DEFINITIONS

Line dance classes are available in the Villages no matter what level of dance you enjoy.  Below are “loose” definitions assigned to classes in the Villages.

Note To New Dancers: 

Line Dancing consists of a sequence of steps that have been conceived by the choreographer or choreographers. Choreographers and line dancers have come up with names for short sequences of steps - thus instead of saying "step to the side, cross behind, step to the side, step together", one merely says "vine". While this does make things a *lot* easier, quicker and simpler for instructors, choreographers and dancers alike, it does have the unfortunate result that line dancing is full of jargon. And like any activity that is full of jargon, unless you know the jargon, ie: the names for at least the basic step sequences, you will, without doubt, be totally clueless when you first try to learn a dance. We want all dancers to have a positive experience when entering the wonderful world of line dancing. Happy Dancing!


Level 1 - Absolute (Ultra) Beginner classes are for those with no line dance experience or knowledge of basic steps and step patterns. The inexperienced dancer will learn basic steps used in short dances. Easy straight rhythm dances are taught at a slow pace using these basic steps. 

Level 2 - Beginner classes require some experience, including knowledge of basic steps and step patterns. Many dancers require a number of months at the Ultra Beginner level before moving up to Beginner. Instructors still demonstrate new steps and teach relatively easy dances. The pace is adjusted to allow time for students to master steps and learn basic dances.  

Level 3 - Beginner Plus (Also Called Improver) classes are geared toward line dancers who have some experience as well as knowledge of steps and terminology. Most students at this level have spent at least a year in a Beginner class or have equivalent experience. 

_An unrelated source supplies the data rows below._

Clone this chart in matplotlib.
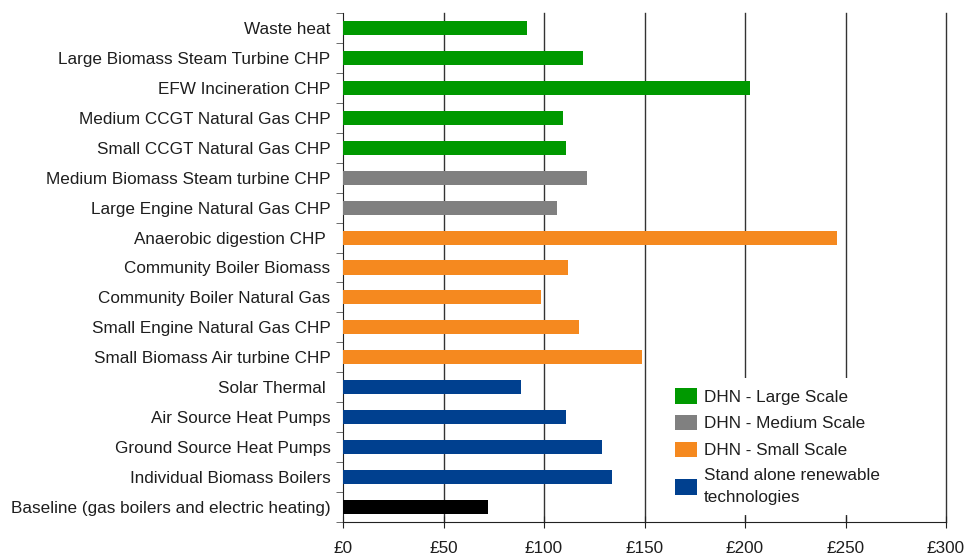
import numpy as np
import matplotlib.pyplot as plt
from matplotlib.patches import Patch

plt.rcParams['font.family'] = ['Liberation Sans', 'DejaVu Sans']

labels = ["Waste heat", "Large Biomass Steam Turbine CHP", "EFW Incineration CHP",
          "Medium CCGT Natural Gas CHP", "Small CCGT Natural Gas CHP",
          "Medium Biomass Steam turbine CHP", "Large Engine Natural Gas CHP",
          "Anaerobic digestion CHP ", "Community Boiler Biomass", "Community Boiler Natural Gas",
          "Small Engine Natural Gas CHP", "Small Biomass Air turbine CHP", "Solar Thermal ",
          "Air Source Heat Pumps", "Ground Source Heat Pumps", "Individual Biomass Boilers",
          "Baseline (gas boilers and electric heating)"]
values = [91.5, 119.3, 202.5, 109.6, 111, 121.5, 106.5, 245.8, 112, 98.5,
          117.5, 149, 88.5, 111, 129, 134, 72]
groups = ["large"] * 5 + ["medium"] * 2 + ["small"] * 5 + ["alone"] * 4 + ["base"]

colors = {"large": "#009900", "medium": "#808080", "small": "#F5891F",
          "alone": "#00408F", "base": "#000000"}
legend_names = {"large": "DHN - Large Scale", "medium": "DHN - Medium Scale",
                "small": "DHN - Small Scale", "alone": "Stand alone renewable\ntechnologies"}

fs = 12.3
txt = "#1e1e1e"

fig = plt.figure(figsize=(9.65, 5.57), dpi=100)
ax = fig.add_axes([343/965, 1 - 522/557, 603/965, 509/557])

y = np.arange(len(labels))[::-1]
ax.barh(y, values, height=0.47, color=[colors[g] for g in groups], zorder=3)

ax.set_xlim(0, 300)
ax.set_ylim(-0.5, len(labels) - 0.5)
ax.set_xticks(np.arange(0, 301, 50))
ax.set_xticklabels(["£%d" % v for v in range(0, 301, 50)], fontsize=fs, color=txt)
ax.set_yticks(y)
ax.set_yticklabels(labels, fontsize=fs, color=txt)
ax.set_yticks(np.arange(-0.5, len(labels), 1), minor=True)
ax.tick_params(axis='y', which='major', length=0, pad=9)
ax.tick_params(axis='y', which='minor', length=5, direction='out', color="#555555")
ax.tick_params(axis='x', length=8, direction='inout', pad=10, color="#222222")

for v in range(50, 301, 50):
    ax.axvline(v, color="#333333", lw=1, zorder=1, clip_on=False)

ax.spines['top'].set_visible(False)
ax.spines['right'].set_visible(False)
ax.spines['left'].set_color("#222222")
ax.spines['bottom'].set_color("#222222")

handles = [Patch(facecolor=colors[k], edgecolor='none') for k in legend_names]
leg = fig.legend(handles, list(legend_names.values()), loc='upper left',
                 bbox_to_anchor=(665/965, 1 - 378/557), frameon=True, fontsize=fs,
                 handlelength=1.26, handleheight=1.0, handletextpad=0.4, labelspacing=0.6,
                 borderaxespad=0, borderpad=0.6)
leg.get_frame().set_facecolor('white')
leg.get_frame().set_edgecolor('none')
leg.get_frame().set_alpha(1)
leg.set_zorder(5)
for t in leg.get_texts():
    t.set_color(txt)
    t.set_linespacing(1.55)

fig.savefig("out.png", dpi=100)
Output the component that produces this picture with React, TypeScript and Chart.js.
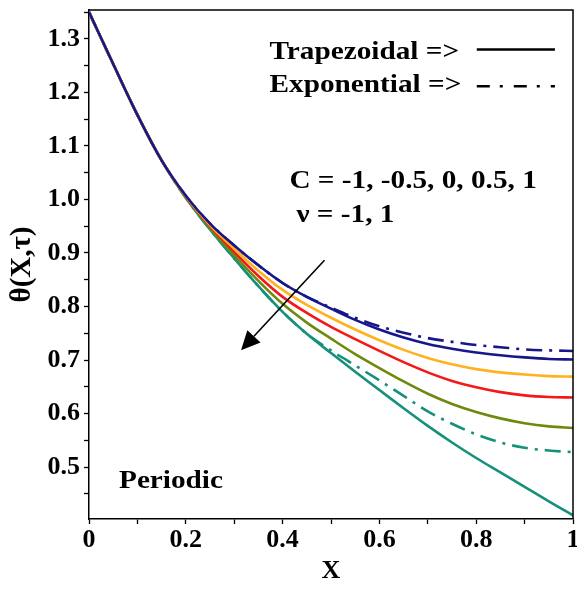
import React, { useEffect, useRef } from "react";
import { Chart, registerables } from "chart.js";

Chart.register(...registerables);

// ---- data ----
const xValues = [0, 0.05, 0.1, 0.15, 0.2, 0.25, 0.3, 0.35, 0.4, 0.45, 0.5, 0.55, 0.6, 0.65, 0.7, 0.75, 0.8, 0.85, 0.9, 0.95, 1.0];

const trapBlue = [1.35, 1.253, 1.158, 1.073, 1.007, 0.955, 0.914, 0.877, 0.844, 0.818, 0.796, 0.775, 0.757, 0.742, 0.730, 0.721, 0.714, 0.709, 0.705, 0.702, 0.701];
const trapOrange = [1.35, 1.253, 1.158, 1.073, 1.006, 0.952, 0.908, 0.867, 0.831, 0.803, 0.779, 0.757, 0.737, 0.719, 0.704, 0.692, 0.683, 0.677, 0.673, 0.670, 0.669];
const trapRed = [1.35, 1.253, 1.158, 1.073, 1.005, 0.950, 0.902, 0.857, 0.818, 0.788, 0.762, 0.739, 0.717, 0.696, 0.677, 0.661, 0.649, 0.640, 0.634, 0.631, 0.630];
const trapOlive = [1.35, 1.253, 1.158, 1.073, 1.004, 0.947, 0.896, 0.848, 0.805, 0.770, 0.740, 0.711, 0.685, 0.660, 0.637, 0.618, 0.603, 0.591, 0.582, 0.576, 0.573];
const trapTeal = [1.35, 1.253, 1.158, 1.073, 1.003, 0.944, 0.890, 0.838, 0.790, 0.749, 0.713, 0.678, 0.644, 0.610, 0.577, 0.546, 0.517, 0.490, 0.463, 0.436, 0.410];
const expBlue = [1.35, 1.253, 1.158, 1.073, 1.007, 0.955, 0.914, 0.877, 0.844, 0.818, 0.798, 0.779, 0.763, 0.751, 0.741, 0.734, 0.728, 0.724, 0.720, 0.718, 0.717];
const expTeal = [1.35, 1.253, 1.158, 1.073, 1.003, 0.944, 0.890, 0.838, 0.790, 0.749, 0.718, 0.690, 0.662, 0.633, 0.604, 0.581, 0.561, 0.546, 0.536, 0.531, 0.528];

const xTickValues = [0, 0.1, 0.2, 0.3, 0.4, 0.5, 0.6, 0.7, 0.8, 0.9, 1];
const xTickLabels = ["0", "0.2", "0.4", "0.6", "0.8", "1"];
const yTickValues = [0.45, 0.5, 0.55, 0.6, 0.65, 0.7, 0.75, 0.8, 0.85, 0.9, 0.95, 1.0, 1.05, 1.1, 1.15, 1.2, 1.25, 1.3, 1.35];
const yTickLabels = ["0.5", "0.6", "0.7", "0.8", "0.9", "1.0", "1.1", "1.2", "1.3"];

// annotation texts (positions in data units)
const noteTexts = ["Trapezoidal =>", "Exponential =>", "C = -1, -0.5, 0, 0.5, 1", "\u03bd = -1, 1", "Periodic"];
const noteX = [0.373, 0.373, 0.414, 0.4286, 0.062];
const noteY = [1.262, 1.2, 1.021, 0.9574, 0.4608];

// legend samples (data units)
const sampleX = [0.8012, 0.9627];
const sampleY = [1.2804, 1.2114];

// arrow start / tip (data units)
const arrowX = [0.4865, 0.3141];
const arrowY = [0.8865, 0.7184];

const SERIF = "'Liberation Serif', 'Times New Roman', Times, serif";
const SOLID_DASH: number[] = [];
const DASHDOT = [16, 7, 3, 7];

function series(vals: number[]) {
  return xValues.map((x, i) => ({ x, y: vals[i] }));
}

const annotPlugin = {
  id: "annot",
  afterDraw(chart: any) {
    const { ctx, chartArea: a, scales } = chart;
    const xs = scales.x;
    const ys = scales.y;
    ctx.save();
    ctx.strokeStyle = "#000";
    ctx.lineWidth = 1.5;
    ctx.setLineDash([]);
    ctx.beginPath();
    ctx.moveTo(a.left, a.top);
    ctx.lineTo(a.right, a.top);
    ctx.lineTo(a.right, a.bottom);
    ctx.stroke();

    ctx.fillStyle = "#000";
    ctx.font = `bold 25px ${SERIF}`;
    ctx.textBaseline = "alphabetic";
    ctx.textAlign = "left";
    noteTexts.forEach((t, i) => {
      const px = xs.getPixelForValue(noteX[i]);
      const py = ys.getPixelForValue(noteY[i]);
      ctx.save();
      ctx.translate(px, py);
      ctx.scale(1.17, 1);
      ctx.fillText(t, 0, 0);
      ctx.restore();
    });

    const sx0 = xs.getPixelForValue(sampleX[0]);
    const sx1 = xs.getPixelForValue(sampleX[1]);
    ctx.lineWidth = 2.5;
    ctx.setLineDash(SOLID_DASH);
    ctx.beginPath();
    const sy0 = ys.getPixelForValue(sampleY[0]);
    ctx.moveTo(sx0, sy0);
    ctx.lineTo(sx1, sy0);
    ctx.stroke();
    ctx.setLineDash([13, 10, 3, 11]);
    ctx.beginPath();
    const sy1 = ys.getPixelForValue(sampleY[1]);
    ctx.moveTo(sx0, sy1);
    ctx.lineTo(sx1, sy1);
    ctx.stroke();
    ctx.setLineDash([]);

    const ax0 = xs.getPixelForValue(arrowX[0]);
    const ay0 = ys.getPixelForValue(arrowY[0]);
    const ax1 = xs.getPixelForValue(arrowX[1]);
    const ay1 = ys.getPixelForValue(arrowY[1]);
    const ang = Math.atan2(ay1 - ay0, ax1 - ax0);
    const headLen = 19;
    const headHalf = 9;
    const bx = ax1 - headLen * Math.cos(ang);
    const by = ay1 - headLen * Math.sin(ang);
    ctx.lineWidth = 1.6;
    ctx.beginPath();
    ctx.moveTo(ax0, ay0);
    ctx.lineTo(bx, by);
    ctx.stroke();
    ctx.beginPath();
    ctx.moveTo(ax1, ay1);
    ctx.lineTo(bx + headHalf * Math.sin(ang), by - headHalf * Math.cos(ang));
    ctx.lineTo(bx - headHalf * Math.sin(ang), by + headHalf * Math.cos(ang));
    ctx.closePath();
    ctx.fill();
    ctx.restore();
  },
};

export default function App() {
  const canvasRef = useRef<HTMLCanvasElement | null>(null);

  useEffect(() => {
    if (!canvasRef.current) return;
    const tickFont = { family: SERIF, weight: "bold" as const, size: 26 };
    const lw = 2.6;
    const mk = (vals: number[], color: string, dash: number[]) => ({
      data: series(vals),
      borderColor: color,
      backgroundColor: color,
      borderWidth: lw,
      borderDash: dash,
      pointRadius: 0,
      fill: false,
      cubicInterpolationMode: "monotone" as const,
    });
    const fmtX = (v: number) => String(Number(Number(v).toFixed(2)));
    const fmtY = (v: number) => Number(v).toFixed(2).replace(/0$/, "");
    const chart = new Chart(canvasRef.current, {
      type: "line",
      data: {
        datasets: [
          mk(trapBlue, "#17178c", SOLID_DASH),
          mk(trapOrange, "#FFB11F", SOLID_DASH),
          mk(trapRed, "#F41818", SOLID_DASH),
          mk(trapOlive, "#6D8A0C", SOLID_DASH),
          mk(trapTeal, "#15907A", SOLID_DASH),
          mk(expBlue, "#17178c", DASHDOT),
          mk(expTeal, "#15907A", DASHDOT),
        ],
      },
      options: {
        responsive: false,
        animation: false,
        maintainAspectRatio: false,
        layout: { padding: { left: 0, right: 27, top: 10, bottom: 0 } },
        plugins: { legend: { display: false }, tooltip: { enabled: false } },
        scales: {
          x: {
            type: "linear",
            min: 0,
            max: 1,
            bounds: "data",
            afterBuildTicks: (s: any) => {
              s.ticks = xTickValues.map((value) => ({ value }));
            },
            ticks: {
              autoSkip: false,
              maxRotation: 0,
              minRotation: 0,
              padding: 1,
              color: "#000",
              font: tickFont,
              callback: (v: any) => {
                const s = fmtX(v);
                return xTickLabels.includes(s) ? s : "";
              },
            },
            grid: { drawOnChartArea: false, drawTicks: true, tickLength: 5, tickColor: "#000", tickWidth: 1.3 },
            border: { display: true, color: "#000", width: 1.5 },
            title: { display: true, text: "X", color: "#000", font: { family: SERIF, weight: "bold", size: 26 }, padding: { top: 0, bottom: 3 } },
            afterFit: (s: any) => {
              s.height = 71;
              s.paddingLeft = 0;
              s.paddingRight = 0;
            },
          },
          y: {
            type: "linear",
            min: 0.403,
            max: 1.354,
            bounds: "data",
            afterBuildTicks: (s: any) => {
              s.ticks = yTickValues.map((value) => ({ value }));
            },
            ticks: {
              autoSkip: false,
              padding: 4,
              color: "#000",
              font: tickFont,
              callback: (v: any) => {
                const s = fmtY(v);
                return yTickLabels.includes(s) ? s : "";
              },
            },
            grid: { drawOnChartArea: false, drawTicks: true, tickLength: 5, tickColor: "#000", tickWidth: 1.3 },
            border: { display: true, color: "#000", width: 1.5 },
            title: { display: true, text: "\u03b8(X,\u03c4)", color: "#000", font: { family: SERIF, weight: "bold", size: 29 }, padding: { top: 5, bottom: 0 } },
            afterFit: (s: any) => {
              s.width = 89;
              s.paddingTop = 0;
              s.paddingBottom = 0;
            },
          },
        },
      } as any,
      plugins: [annotPlugin],
    });
    return () => chart.destroy();
  }, []);

  return (
    <div style={{ position: "fixed", left: 0, top: 0, width: 577, height: 590, overflow: "hidden", background: "#fff" }}>
      <canvas ref={canvasRef} width={600} height={590} style={{ display: "block" }} />
    </div>
  );
}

Level 4 - Low Intermediate classes typically consist of many Beginner Plus dances and some Intermediate dances. Classics that are danced in The Villages and elsewhere also may be featured. Dancers at this level know line dance steps and terminology, have spent a year or two at the Beginner Plus level and are ready to move on. 

Level 5 - Intermediate classes are offered for experienced line dancers who know steps and terminology and want to learn dances that typically are 64 counts and higher with numerous turns, tags and restarts. The classes focus almost exclusively on the most popular Intermediate and Advanced dances in the world as reported in weekly line dance surveys.